Rows from a dataset of charts and code
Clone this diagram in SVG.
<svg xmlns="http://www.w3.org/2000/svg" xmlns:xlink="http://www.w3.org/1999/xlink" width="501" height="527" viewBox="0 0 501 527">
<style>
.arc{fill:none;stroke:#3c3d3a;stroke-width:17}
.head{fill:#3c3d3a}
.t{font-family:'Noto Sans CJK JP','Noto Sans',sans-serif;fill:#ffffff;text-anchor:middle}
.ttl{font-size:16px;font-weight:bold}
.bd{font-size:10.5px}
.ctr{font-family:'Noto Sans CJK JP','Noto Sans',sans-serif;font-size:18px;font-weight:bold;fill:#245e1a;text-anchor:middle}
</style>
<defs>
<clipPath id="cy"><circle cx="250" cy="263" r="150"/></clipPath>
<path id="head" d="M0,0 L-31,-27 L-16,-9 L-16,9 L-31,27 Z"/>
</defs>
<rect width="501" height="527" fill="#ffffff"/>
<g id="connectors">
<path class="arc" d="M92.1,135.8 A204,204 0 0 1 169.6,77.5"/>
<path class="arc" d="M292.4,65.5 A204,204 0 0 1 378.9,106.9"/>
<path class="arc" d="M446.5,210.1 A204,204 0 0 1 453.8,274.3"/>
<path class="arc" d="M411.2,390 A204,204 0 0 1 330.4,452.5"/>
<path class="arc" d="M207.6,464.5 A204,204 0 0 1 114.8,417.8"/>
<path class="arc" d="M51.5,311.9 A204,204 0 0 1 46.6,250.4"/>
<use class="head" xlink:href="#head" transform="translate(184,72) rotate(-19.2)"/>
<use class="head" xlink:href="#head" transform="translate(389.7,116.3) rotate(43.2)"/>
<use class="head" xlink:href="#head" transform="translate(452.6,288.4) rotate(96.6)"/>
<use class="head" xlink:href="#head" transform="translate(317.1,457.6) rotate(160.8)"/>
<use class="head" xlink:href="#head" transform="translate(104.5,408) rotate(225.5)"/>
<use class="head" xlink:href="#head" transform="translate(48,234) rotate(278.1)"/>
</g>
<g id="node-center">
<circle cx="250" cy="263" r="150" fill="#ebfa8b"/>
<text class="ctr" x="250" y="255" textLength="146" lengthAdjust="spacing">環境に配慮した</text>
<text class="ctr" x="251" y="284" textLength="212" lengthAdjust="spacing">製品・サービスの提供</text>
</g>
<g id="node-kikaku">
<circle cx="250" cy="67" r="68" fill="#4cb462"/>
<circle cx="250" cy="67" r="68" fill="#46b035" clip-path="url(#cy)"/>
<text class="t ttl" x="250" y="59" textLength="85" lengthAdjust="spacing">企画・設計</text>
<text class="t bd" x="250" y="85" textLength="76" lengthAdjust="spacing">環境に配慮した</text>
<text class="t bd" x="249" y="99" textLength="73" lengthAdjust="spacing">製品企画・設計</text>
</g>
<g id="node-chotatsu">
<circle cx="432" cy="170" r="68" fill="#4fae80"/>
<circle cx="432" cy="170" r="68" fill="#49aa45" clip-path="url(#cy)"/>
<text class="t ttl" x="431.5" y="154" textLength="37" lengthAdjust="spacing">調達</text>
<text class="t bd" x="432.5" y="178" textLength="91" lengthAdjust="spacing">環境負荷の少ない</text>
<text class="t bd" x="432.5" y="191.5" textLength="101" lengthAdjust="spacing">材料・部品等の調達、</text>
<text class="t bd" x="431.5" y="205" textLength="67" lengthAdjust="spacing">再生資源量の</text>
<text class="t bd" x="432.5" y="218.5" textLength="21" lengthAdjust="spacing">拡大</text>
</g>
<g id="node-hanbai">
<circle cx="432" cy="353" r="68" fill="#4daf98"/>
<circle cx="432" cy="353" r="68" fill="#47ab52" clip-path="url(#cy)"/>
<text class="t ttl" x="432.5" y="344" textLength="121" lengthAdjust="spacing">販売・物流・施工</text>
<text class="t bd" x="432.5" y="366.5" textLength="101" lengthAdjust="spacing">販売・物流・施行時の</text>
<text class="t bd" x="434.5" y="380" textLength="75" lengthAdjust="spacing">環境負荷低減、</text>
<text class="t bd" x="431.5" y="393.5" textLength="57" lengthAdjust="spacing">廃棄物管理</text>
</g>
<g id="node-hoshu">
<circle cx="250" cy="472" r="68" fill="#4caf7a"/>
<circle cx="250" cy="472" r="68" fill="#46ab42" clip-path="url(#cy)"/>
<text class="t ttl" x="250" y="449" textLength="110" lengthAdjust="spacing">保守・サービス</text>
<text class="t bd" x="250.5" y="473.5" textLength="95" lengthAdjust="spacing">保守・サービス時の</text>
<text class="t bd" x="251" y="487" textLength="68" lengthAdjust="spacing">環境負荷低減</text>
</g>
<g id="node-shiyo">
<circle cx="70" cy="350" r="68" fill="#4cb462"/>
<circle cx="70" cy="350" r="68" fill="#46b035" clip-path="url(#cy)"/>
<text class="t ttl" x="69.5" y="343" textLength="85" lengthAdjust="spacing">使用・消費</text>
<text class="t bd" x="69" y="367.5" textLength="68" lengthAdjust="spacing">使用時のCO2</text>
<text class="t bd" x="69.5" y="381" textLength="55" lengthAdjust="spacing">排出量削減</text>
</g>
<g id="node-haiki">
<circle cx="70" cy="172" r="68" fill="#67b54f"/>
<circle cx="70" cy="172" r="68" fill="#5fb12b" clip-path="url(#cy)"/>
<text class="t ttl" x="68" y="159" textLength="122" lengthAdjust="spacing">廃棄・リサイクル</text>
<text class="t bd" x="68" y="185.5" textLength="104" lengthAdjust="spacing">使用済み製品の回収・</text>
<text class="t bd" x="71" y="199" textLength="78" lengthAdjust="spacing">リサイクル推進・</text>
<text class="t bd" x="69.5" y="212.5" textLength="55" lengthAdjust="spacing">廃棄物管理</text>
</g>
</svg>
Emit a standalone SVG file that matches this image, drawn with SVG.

◆ TASK INSTRUCTIONS: Restate the whole listing exactly.

◆ RESULT FOR THIS EXERCISE:
Clone this diagram in SVG.
<svg xmlns="http://www.w3.org/2000/svg" xmlns:xlink="http://www.w3.org/1999/xlink" width="501" height="527" viewBox="0 0 501 527">
<style>
.arc{fill:none;stroke:#3c3d3a;stroke-width:17}
.head{fill:#3c3d3a}
.t{font-family:'Noto Sans CJK JP','Noto Sans',sans-serif;fill:#ffffff;text-anchor:middle}
.ttl{font-size:16px;font-weight:bold}
.bd{font-size:10.5px}
.ctr{font-family:'Noto Sans CJK JP','Noto Sans',sans-serif;font-size:18px;font-weight:bold;fill:#245e1a;text-anchor:middle}
</style>
<defs>
<clipPath id="cy"><circle cx="250" cy="263" r="150"/></clipPath>
<path id="head" d="M0,0 L-31,-27 L-16,-9 L-16,9 L-31,27 Z"/>
</defs>
<rect width="501" height="527" fill="#ffffff"/>
<g id="connectors">
<path class="arc" d="M92.1,135.8 A204,204 0 0 1 169.6,77.5"/>
<path class="arc" d="M292.4,65.5 A204,204 0 0 1 378.9,106.9"/>
<path class="arc" d="M446.5,210.1 A204,204 0 0 1 453.8,274.3"/>
<path class="arc" d="M411.2,390 A204,204 0 0 1 330.4,452.5"/>
<path class="arc" d="M207.6,464.5 A204,204 0 0 1 114.8,417.8"/>
<path class="arc" d="M51.5,311.9 A204,204 0 0 1 46.6,250.4"/>
<use class="head" xlink:href="#head" transform="translate(184,72) rotate(-19.2)"/>
<use class="head" xlink:href="#head" transform="translate(389.7,116.3) rotate(43.2)"/>
<use class="head" xlink:href="#head" transform="translate(452.6,288.4) rotate(96.6)"/>
<use class="head" xlink:href="#head" transform="translate(317.1,457.6) rotate(160.8)"/>
<use class="head" xlink:href="#head" transform="translate(104.5,408) rotate(225.5)"/>
<use class="head" xlink:href="#head" transform="translate(48,234) rotate(278.1)"/>
</g>
<g id="node-center">
<circle cx="250" cy="263" r="150" fill="#ebfa8b"/>
<text class="ctr" x="250" y="255" textLength="146" lengthAdjust="spacing">環境に配慮した</text>
<text class="ctr" x="251" y="284" textLength="212" lengthAdjust="spacing">製品・サービスの提供</text>
</g>
<g id="node-kikaku">
<circle cx="250" cy="67" r="68" fill="#4cb462"/>
<circle cx="250" cy="67" r="68" fill="#46b035" clip-path="url(#cy)"/>
<text class="t ttl" x="250" y="59" textLength="85" lengthAdjust="spacing">企画・設計</text>
<text class="t bd" x="250" y="85" textLength="76" lengthAdjust="spacing">環境に配慮した</text>
<text class="t bd" x="249" y="99" textLength="73" lengthAdjust="spacing">製品企画・設計</text>
</g>
<g id="node-chotatsu">
<circle cx="432" cy="170" r="68" fill="#4fae80"/>
<circle cx="432" cy="170" r="68" fill="#49aa45" clip-path="url(#cy)"/>
<text class="t ttl" x="431.5" y="154" textLength="37" lengthAdjust="spacing">調達</text>
<text class="t bd" x="432.5" y="178" textLength="91" lengthAdjust="spacing">環境負荷の少ない</text>
<text class="t bd" x="432.5" y="191.5" textLength="101" lengthAdjust="spacing">材料・部品等の調達、</text>
<text class="t bd" x="431.5" y="205" textLength="67" lengthAdjust="spacing">再生資源量の</text>
<text class="t bd" x="432.5" y="218.5" textLength="21" lengthAdjust="spacing">拡大</text>
</g>
<g id="node-hanbai">
<circle cx="432" cy="353" r="68" fill="#4daf98"/>
<circle cx="432" cy="353" r="68" fill="#47ab52" clip-path="url(#cy)"/>
<text class="t ttl" x="432.5" y="344" textLength="121" lengthAdjust="spacing">販売・物流・施工</text>
<text class="t bd" x="432.5" y="366.5" textLength="101" lengthAdjust="spacing">販売・物流・施行時の</text>
<text class="t bd" x="434.5" y="380" textLength="75" lengthAdjust="spacing">環境負荷低減、</text>
<text class="t bd" x="431.5" y="393.5" textLength="57" lengthAdjust="spacing">廃棄物管理</text>
</g>
<g id="node-hoshu">
<circle cx="250" cy="472" r="68" fill="#4caf7a"/>
<circle cx="250" cy="472" r="68" fill="#46ab42" clip-path="url(#cy)"/>
<text class="t ttl" x="250" y="449" textLength="110" lengthAdjust="spacing">保守・サービス</text>
<text class="t bd" x="250.5" y="473.5" textLength="95" lengthAdjust="spacing">保守・サービス時の</text>
<text class="t bd" x="251" y="487" textLength="68" lengthAdjust="spacing">環境負荷低減</text>
</g>
<g id="node-shiyo">
<circle cx="70" cy="350" r="68" fill="#4cb462"/>
<circle cx="70" cy="350" r="68" fill="#46b035" clip-path="url(#cy)"/>
<text class="t ttl" x="69.5" y="343" textLength="85" lengthAdjust="spacing">使用・消費</text>
<text class="t bd" x="69" y="367.5" textLength="68" lengthAdjust="spacing">使用時のCO2</text>
<text class="t bd" x="69.5" y="381" textLength="55" lengthAdjust="spacing">排出量削減</text>
</g>
<g id="node-haiki">
<circle cx="70" cy="172" r="68" fill="#67b54f"/>
<circle cx="70" cy="172" r="68" fill="#5fb12b" clip-path="url(#cy)"/>
<text class="t ttl" x="68" y="159" textLength="122" lengthAdjust="spacing">廃棄・リサイクル</text>
<text class="t bd" x="68" y="185.5" textLength="104" lengthAdjust="spacing">使用済み製品の回収・</text>
<text class="t bd" x="71" y="199" textLength="78" lengthAdjust="spacing">リサイクル推進・</text>
<text class="t bd" x="69.5" y="212.5" textLength="55" lengthAdjust="spacing">廃棄物管理</text>
</g>
</svg>
Emit a standalone SVG file that matches this image, drawn with SVG.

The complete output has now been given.